Without including the pictures, copy out every line below.
[Begin DATA SHOWN]
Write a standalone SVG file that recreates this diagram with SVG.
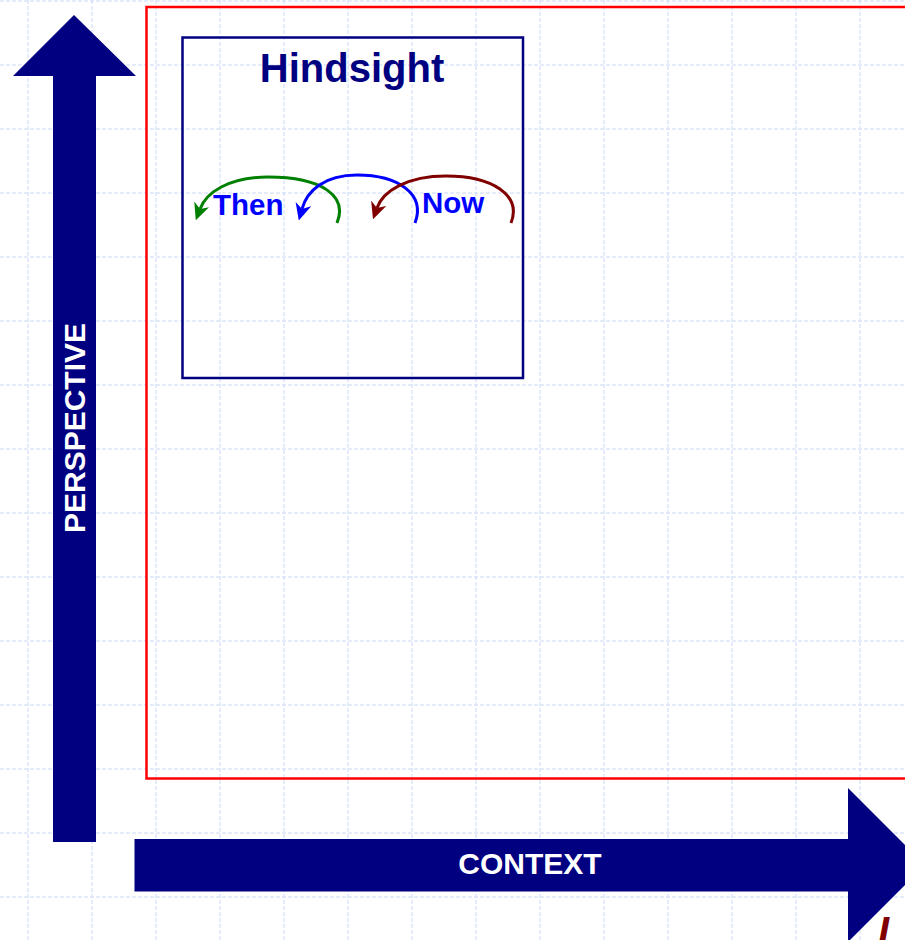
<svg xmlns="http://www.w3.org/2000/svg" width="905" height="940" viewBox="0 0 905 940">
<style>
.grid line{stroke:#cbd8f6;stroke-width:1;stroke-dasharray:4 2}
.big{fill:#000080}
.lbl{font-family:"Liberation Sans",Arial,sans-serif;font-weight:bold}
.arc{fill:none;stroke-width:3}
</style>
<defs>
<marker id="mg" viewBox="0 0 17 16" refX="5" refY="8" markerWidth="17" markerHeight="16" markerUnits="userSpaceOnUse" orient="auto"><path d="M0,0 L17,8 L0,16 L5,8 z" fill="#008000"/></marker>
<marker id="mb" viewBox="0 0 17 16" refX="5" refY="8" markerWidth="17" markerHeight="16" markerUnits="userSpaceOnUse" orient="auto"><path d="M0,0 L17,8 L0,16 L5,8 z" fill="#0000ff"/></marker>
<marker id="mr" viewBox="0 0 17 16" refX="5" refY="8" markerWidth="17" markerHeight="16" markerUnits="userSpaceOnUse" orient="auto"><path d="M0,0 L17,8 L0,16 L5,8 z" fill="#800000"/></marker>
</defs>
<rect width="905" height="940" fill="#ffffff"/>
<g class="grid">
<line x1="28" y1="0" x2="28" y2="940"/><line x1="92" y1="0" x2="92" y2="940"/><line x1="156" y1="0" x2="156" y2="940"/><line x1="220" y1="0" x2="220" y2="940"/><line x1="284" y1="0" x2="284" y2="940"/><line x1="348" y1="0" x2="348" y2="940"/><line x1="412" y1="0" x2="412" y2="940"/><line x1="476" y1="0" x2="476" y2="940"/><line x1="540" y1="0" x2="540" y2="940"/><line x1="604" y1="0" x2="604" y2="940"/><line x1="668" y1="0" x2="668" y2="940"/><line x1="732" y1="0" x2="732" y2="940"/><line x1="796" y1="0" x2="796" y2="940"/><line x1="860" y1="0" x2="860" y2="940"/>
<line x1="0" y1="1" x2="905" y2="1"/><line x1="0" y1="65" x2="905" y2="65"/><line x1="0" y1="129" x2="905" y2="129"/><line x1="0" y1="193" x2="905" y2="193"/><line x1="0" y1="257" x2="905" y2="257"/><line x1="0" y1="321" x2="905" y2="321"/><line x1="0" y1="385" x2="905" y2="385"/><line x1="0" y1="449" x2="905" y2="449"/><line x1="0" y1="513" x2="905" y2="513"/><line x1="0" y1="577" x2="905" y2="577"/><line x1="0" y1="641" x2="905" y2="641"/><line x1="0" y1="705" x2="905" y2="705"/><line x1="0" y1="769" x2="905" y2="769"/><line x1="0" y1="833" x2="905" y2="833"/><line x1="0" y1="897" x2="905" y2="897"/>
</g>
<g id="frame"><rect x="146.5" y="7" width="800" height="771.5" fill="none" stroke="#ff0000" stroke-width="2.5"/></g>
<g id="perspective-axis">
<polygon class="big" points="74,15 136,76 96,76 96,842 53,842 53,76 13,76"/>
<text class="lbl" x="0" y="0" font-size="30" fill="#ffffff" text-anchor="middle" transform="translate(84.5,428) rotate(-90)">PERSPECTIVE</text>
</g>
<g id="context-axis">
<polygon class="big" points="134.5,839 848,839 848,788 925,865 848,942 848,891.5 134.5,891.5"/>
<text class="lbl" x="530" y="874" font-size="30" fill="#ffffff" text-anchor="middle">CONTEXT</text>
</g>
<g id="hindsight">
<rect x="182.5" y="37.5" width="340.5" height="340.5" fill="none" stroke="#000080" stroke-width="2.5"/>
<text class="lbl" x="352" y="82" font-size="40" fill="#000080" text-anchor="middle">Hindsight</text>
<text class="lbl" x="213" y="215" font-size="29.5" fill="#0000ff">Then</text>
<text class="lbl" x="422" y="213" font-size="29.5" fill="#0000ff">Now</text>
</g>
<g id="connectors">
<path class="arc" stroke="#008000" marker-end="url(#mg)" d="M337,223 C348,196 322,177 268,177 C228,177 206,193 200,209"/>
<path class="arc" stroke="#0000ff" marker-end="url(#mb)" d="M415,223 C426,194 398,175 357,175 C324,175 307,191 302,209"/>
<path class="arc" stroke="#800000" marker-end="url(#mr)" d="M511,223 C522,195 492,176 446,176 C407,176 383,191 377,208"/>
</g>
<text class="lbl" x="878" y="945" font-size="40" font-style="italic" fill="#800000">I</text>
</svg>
[End DATA SHOWN]
#### [WRITTEN RESPONSE]
Write a standalone SVG file that recreates this diagram with SVG.
<svg xmlns="http://www.w3.org/2000/svg" width="905" height="940" viewBox="0 0 905 940">
<style>
.grid line{stroke:#cbd8f6;stroke-width:1;stroke-dasharray:4 2}
.big{fill:#000080}
.lbl{font-family:"Liberation Sans",Arial,sans-serif;font-weight:bold}
.arc{fill:none;stroke-width:3}
</style>
<defs>
<marker id="mg" viewBox="0 0 17 16" refX="5" refY="8" markerWidth="17" markerHeight="16" markerUnits="userSpaceOnUse" orient="auto"><path d="M0,0 L17,8 L0,16 L5,8 z" fill="#008000"/></marker>
<marker id="mb" viewBox="0 0 17 16" refX="5" refY="8" markerWidth="17" markerHeight="16" markerUnits="userSpaceOnUse" orient="auto"><path d="M0,0 L17,8 L0,16 L5,8 z" fill="#0000ff"/></marker>
<marker id="mr" viewBox="0 0 17 16" refX="5" refY="8" markerWidth="17" markerHeight="16" markerUnits="userSpaceOnUse" orient="auto"><path d="M0,0 L17,8 L0,16 L5,8 z" fill="#800000"/></marker>
</defs>
<rect width="905" height="940" fill="#ffffff"/>
<g class="grid">
<line x1="28" y1="0" x2="28" y2="940"/><line x1="92" y1="0" x2="92" y2="940"/><line x1="156" y1="0" x2="156" y2="940"/><line x1="220" y1="0" x2="220" y2="940"/><line x1="284" y1="0" x2="284" y2="940"/><line x1="348" y1="0" x2="348" y2="940"/><line x1="412" y1="0" x2="412" y2="940"/><line x1="476" y1="0" x2="476" y2="940"/><line x1="540" y1="0" x2="540" y2="940"/><line x1="604" y1="0" x2="604" y2="940"/><line x1="668" y1="0" x2="668" y2="940"/><line x1="732" y1="0" x2="732" y2="940"/><line x1="796" y1="0" x2="796" y2="940"/><line x1="860" y1="0" x2="860" y2="940"/>
<line x1="0" y1="1" x2="905" y2="1"/><line x1="0" y1="65" x2="905" y2="65"/><line x1="0" y1="129" x2="905" y2="129"/><line x1="0" y1="193" x2="905" y2="193"/><line x1="0" y1="257" x2="905" y2="257"/><line x1="0" y1="321" x2="905" y2="321"/><line x1="0" y1="385" x2="905" y2="385"/><line x1="0" y1="449" x2="905" y2="449"/><line x1="0" y1="513" x2="905" y2="513"/><line x1="0" y1="577" x2="905" y2="577"/><line x1="0" y1="641" x2="905" y2="641"/><line x1="0" y1="705" x2="905" y2="705"/><line x1="0" y1="769" x2="905" y2="769"/><line x1="0" y1="833" x2="905" y2="833"/><line x1="0" y1="897" x2="905" y2="897"/>
</g>
<g id="frame"><rect x="146.5" y="7" width="800" height="771.5" fill="none" stroke="#ff0000" stroke-width="2.5"/></g>
<g id="perspective-axis">
<polygon class="big" points="74,15 136,76 96,76 96,842 53,842 53,76 13,76"/>
<text class="lbl" x="0" y="0" font-size="30" fill="#ffffff" text-anchor="middle" transform="translate(84.5,428) rotate(-90)">PERSPECTIVE</text>
</g>
<g id="context-axis">
<polygon class="big" points="134.5,839 848,839 848,788 925,865 848,942 848,891.5 134.5,891.5"/>
<text class="lbl" x="530" y="874" font-size="30" fill="#ffffff" text-anchor="middle">CONTEXT</text>
</g>
<g id="hindsight">
<rect x="182.5" y="37.5" width="340.5" height="340.5" fill="none" stroke="#000080" stroke-width="2.5"/>
<text class="lbl" x="352" y="82" font-size="40" fill="#000080" text-anchor="middle">Hindsight</text>
<text class="lbl" x="213" y="215" font-size="29.5" fill="#0000ff">Then</text>
<text class="lbl" x="422" y="213" font-size="29.5" fill="#0000ff">Now</text>
</g>
<g id="connectors">
<path class="arc" stroke="#008000" marker-end="url(#mg)" d="M337,223 C348,196 322,177 268,177 C228,177 206,193 200,209"/>
<path class="arc" stroke="#0000ff" marker-end="url(#mb)" d="M415,223 C426,194 398,175 357,175 C324,175 307,191 302,209"/>
<path class="arc" stroke="#800000" marker-end="url(#mr)" d="M511,223 C522,195 492,176 446,176 C407,176 383,191 377,208"/>
</g>
<text class="lbl" x="878" y="945" font-size="40" font-style="italic" fill="#800000">I</text>
</svg>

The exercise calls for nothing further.